╭─ Given information
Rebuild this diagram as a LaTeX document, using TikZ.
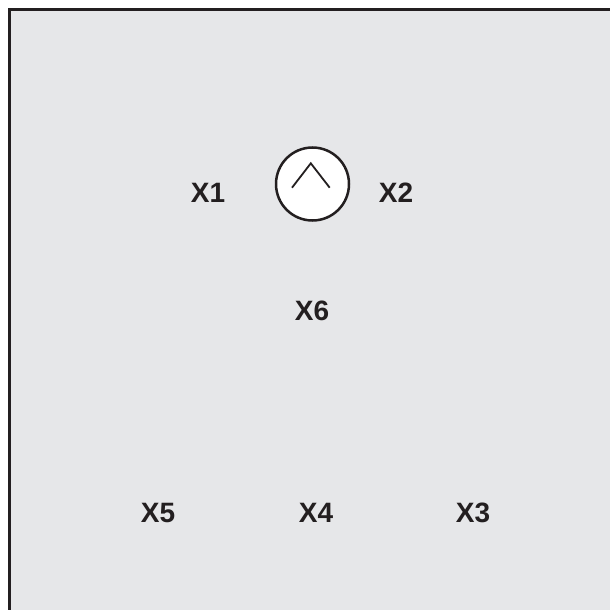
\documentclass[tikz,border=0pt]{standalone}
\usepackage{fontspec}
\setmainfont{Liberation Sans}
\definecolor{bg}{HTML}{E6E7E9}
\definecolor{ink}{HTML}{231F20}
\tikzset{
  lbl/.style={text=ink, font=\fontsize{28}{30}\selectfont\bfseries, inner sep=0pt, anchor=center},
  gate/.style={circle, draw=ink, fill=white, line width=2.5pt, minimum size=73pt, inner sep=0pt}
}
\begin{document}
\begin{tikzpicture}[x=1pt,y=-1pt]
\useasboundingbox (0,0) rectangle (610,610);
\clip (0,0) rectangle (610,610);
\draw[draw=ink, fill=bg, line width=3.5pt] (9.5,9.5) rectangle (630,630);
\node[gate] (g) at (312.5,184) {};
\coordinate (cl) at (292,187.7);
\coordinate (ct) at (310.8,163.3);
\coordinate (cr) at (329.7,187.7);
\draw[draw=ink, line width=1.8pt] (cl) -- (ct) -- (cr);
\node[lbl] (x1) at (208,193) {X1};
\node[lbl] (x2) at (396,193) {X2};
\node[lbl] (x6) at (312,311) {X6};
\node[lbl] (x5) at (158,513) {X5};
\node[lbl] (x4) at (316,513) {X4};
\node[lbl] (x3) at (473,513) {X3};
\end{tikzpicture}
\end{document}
╰─
◆ Exercise directions
Reproduce the whole listing above word for word, but not its pictures.

◆ Solution to the exercise
Rebuild this diagram as a LaTeX document, using TikZ.
\documentclass[tikz,border=0pt]{standalone}
\usepackage{fontspec}
\setmainfont{Liberation Sans}
\definecolor{bg}{HTML}{E6E7E9}
\definecolor{ink}{HTML}{231F20}
\tikzset{
  lbl/.style={text=ink, font=\fontsize{28}{30}\selectfont\bfseries, inner sep=0pt, anchor=center},
  gate/.style={circle, draw=ink, fill=white, line width=2.5pt, minimum size=73pt, inner sep=0pt}
}
\begin{document}
\begin{tikzpicture}[x=1pt,y=-1pt]
\useasboundingbox (0,0) rectangle (610,610);
\clip (0,0) rectangle (610,610);
\draw[draw=ink, fill=bg, line width=3.5pt] (9.5,9.5) rectangle (630,630);
\node[gate] (g) at (312.5,184) {};
\coordinate (cl) at (292,187.7);
\coordinate (ct) at (310.8,163.3);
\coordinate (cr) at (329.7,187.7);
\draw[draw=ink, line width=1.8pt] (cl) -- (ct) -- (cr);
\node[lbl] (x1) at (208,193) {X1};
\node[lbl] (x2) at (396,193) {X2};
\node[lbl] (x6) at (312,311) {X6};
\node[lbl] (x5) at (158,513) {X5};
\node[lbl] (x4) at (316,513) {X4};
\node[lbl] (x3) at (473,513) {X3};
\end{tikzpicture}
\end{document}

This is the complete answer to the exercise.